• Problem
Output the first line of the listing and each line after it, up to and including the line that contains "const accuracyTicks = [0, 50, 100];", exactly as written, minus the pictures.
━━━━━ Supplied material ━━━━━
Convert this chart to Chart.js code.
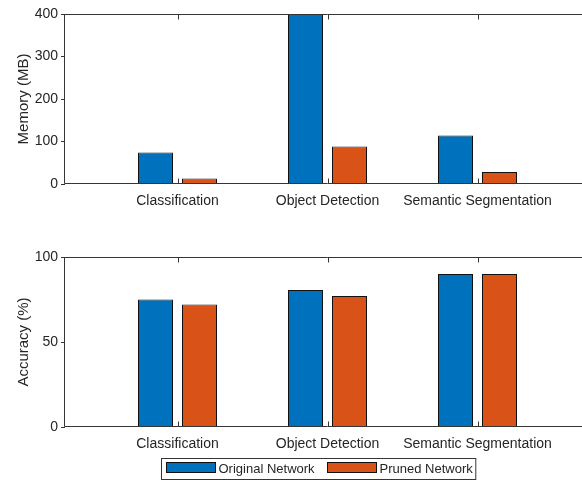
<!DOCTYPE html>
<html>
<head>
<meta charset="utf-8">
<script src="https://cdn.jsdelivr.net/npm/chart.js@4/dist/chart.umd.min.js"></script>
<style>
  html, body { margin: 0; padding: 0; background: #fff; overflow: hidden; width: 582px; height: 480px; }
  .panel { position: absolute; left: 0; width: 640px; height: 240px; }
  #memPanel { top: 0; }
  #accPanel { top: 240px; }
</style>
</head>
<body>
<div class="panel" id="memPanel"><canvas id="memChart" width="640" height="240"></canvas></div>
<div class="panel" id="accPanel"><canvas id="accChart" width="640" height="240"></canvas></div>
<script>
// Task categories and the two network variants
const tasks = ['Classification', 'Object Detection', 'Semantic Segmentation'];
const seriesNames = ['Original Network', 'Pruned Network'];

// Memory footprint (MB)
const memoryOriginal = [74, 450, 114];
const memoryPruned = [13, 88, 28];
const memoryTicks = [0, 100, 200, 300, 400];

// Accuracy (%)
const accuracyOriginal = [75, 80.6, 90];
const accuracyPruned = [72, 77, 90];
const accuracyTicks = [0, 50, 100];

const FONT = 'Liberation Sans, Arial, Helvetica, sans-serif';
const AXIS_COLOR = '#353535';
const TEXT_COLOR = '#262626';
const COLORS = ['#0072BD', '#D95319'];

// Box around the axes plus inward x tick marks at top and bottom
const axesFrame = {
  id: 'axesFrame',
  afterDatasetsDraw(chart) {
    const { ctx, chartArea: a, scales: { x } } = chart;
    const l = Math.round(a.left) - 0.5, t = Math.round(a.top) + 0.5;
    const r = Math.round(a.right) + 0.5, b = Math.round(a.bottom) - 0.5;
    ctx.save();
    ctx.strokeStyle = AXIS_COLOR;
    ctx.lineWidth = 1;
    ctx.beginPath();
    ctx.rect(l, t, r - l, b - t);
    x.ticks.forEach(tk => {
      const px = Math.round(x.getPixelForValue(tk.value)) + 0.5;
      ctx.moveTo(px, t); ctx.lineTo(px, t + 5);
      ctx.moveTo(px, b); ctx.lineTo(px, b - 5);
    });
    ctx.stroke();
    ctx.restore();
  }
};

// Framed legend below the lower axes
const framedLegend = {
  id: 'framedLegend',
  afterDraw(chart, args, opts) {
    if (!opts.show) return;
    const { ctx, chartArea: a } = chart;
    const ds = chart.data.datasets;
    ctx.save();
    ctx.font = '13px ' + FONT;
    const sw = 49, sh = 10, gapText = 3, gapItem = 12, padL = 4, padR = 5, h = 21;
    const widths = ds.map(d => ctx.measureText(d.label).width);
    const total = padL + ds.length * (sw + gapText) + widths.reduce((s, w) => s + w, 0) + gapItem * (ds.length - 1) + padR;
    const left = Math.round(opts.centerX - total / 2) + 0.5;
    const top = Math.round(a.bottom + opts.offsetY) + 0.5;
    ctx.fillStyle = '#fff';
    ctx.fillRect(left, top, total, h);
    ctx.strokeStyle = AXIS_COLOR;
    ctx.lineWidth = 1;
    ctx.strokeRect(left, top, total, h);
    let cx = Math.round(left + padL) + 0.5;
    ds.forEach((d, i) => {
      ctx.fillStyle = d.backgroundColor;
      ctx.fillRect(cx, top + 4, sw, sh);
      ctx.strokeStyle = '#111';
      ctx.strokeRect(cx, top + 4, sw, sh);
      cx += sw + gapText;
      ctx.fillStyle = TEXT_COLOR;
      ctx.textBaseline = 'middle';
      ctx.textAlign = 'left';
      ctx.fillText(d.label, cx, top + h / 2 + 0.5);
      cx = Math.round(cx + widths[i] + gapItem) + 0.5;
    });
    ctx.restore();
  }
};

function makeChart(id, original, pruned, yTitle, yTicks, padTop, padBottom, showLegend) {
  const toPoints = arr => arr.map((v, i) => ({ x: i + 1, y: v }));
  return new Chart(document.getElementById(id), {
    type: 'bar',
    data: {
      datasets: [original, pruned].map((vals, k) => ({
        label: seriesNames[k],
        data: toPoints(vals),
        backgroundColor: COLORS[k],
        borderColor: '#111',
        borderWidth: 1,
        categoryPercentage: 88 / 150,
        barPercentage: 35 / 44
      }))
    },
    options: {
      responsive: false,
      animation: false,
      devicePixelRatio: 1,
      layout: { padding: { top: padTop, bottom: padBottom, left: 0, right: 50 } },
      scales: {
        x: {
          type: 'linear',
          min: 0.25,
          max: 3.75,
          offset: false,
          grid: { display: false },
          border: { display: false },
          afterBuildTicks: s => { s.ticks = tasks.map((_, i) => ({ value: i + 1 })); },
          afterFit: s => { s.height = 31; },
          ticks: {
            autoSkip: false,
            maxRotation: 0,
            padding: 1,
            color: TEXT_COLOR,
            font: { family: FONT, size: 14 },
            callback: v => tasks[v - 1] ?? ''
          }
        },
        y: {
          min: yTicks[0],
          max: yTicks[yTicks.length - 1],
          afterBuildTicks: s => { s.ticks = yTicks.map(v => ({ value: v })); },
          afterFit: s => { s.width = 65; },
          grid: { drawOnChartArea: false, tickLength: 4, color: AXIS_COLOR },
          border: { display: false },
          ticks: { padding: 3, color: TEXT_COLOR, font: { family: FONT, size: 14 } },
          title: {
            display: true,
            text: yTitle,
            color: TEXT_COLOR,
            font: { family: FONT, size: 15 },
            padding: { top: 15, bottom: 0 }
          }
        }
      },
      plugins: {
        legend: { display: false },
        tooltip: { enabled: false },
        framedLegend: { show: showLegend, centerX: 318.5, offsetY: 31 }
      }
    },
    plugins: [axesFrame, framedLegend]
  });
}

makeChart('memChart', memoryOriginal, memoryPruned, 'Memory (MB)', memoryTicks, 14, 25, false);
makeChart('accChart', accuracyOriginal, accuracyPruned, 'Accuracy (%)', accuracyTicks, 17, 22, true);
</script>
</body>
</html>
━━━━━
• Result for this task
Convert this chart to Chart.js code.
<!DOCTYPE html>
<html>
<head>
<meta charset="utf-8">
<script src="https://cdn.jsdelivr.net/npm/chart.js@4/dist/chart.umd.min.js"></script>
<style>
  html, body { margin: 0; padding: 0; background: #fff; overflow: hidden; width: 582px; height: 480px; }
  .panel { position: absolute; left: 0; width: 640px; height: 240px; }
  #memPanel { top: 0; }
  #accPanel { top: 240px; }
</style>
</head>
<body>
<div class="panel" id="memPanel"><canvas id="memChart" width="640" height="240"></canvas></div>
<div class="panel" id="accPanel"><canvas id="accChart" width="640" height="240"></canvas></div>
<script>
// Task categories and the two network variants
const tasks = ['Classification', 'Object Detection', 'Semantic Segmentation'];
const seriesNames = ['Original Network', 'Pruned Network'];

// Memory footprint (MB)
const memoryOriginal = [74, 450, 114];
const memoryPruned = [13, 88, 28];
const memoryTicks = [0, 100, 200, 300, 400];

// Accuracy (%)
const accuracyOriginal = [75, 80.6, 90];
const accuracyPruned = [72, 77, 90];
const accuracyTicks = [0, 50, 100];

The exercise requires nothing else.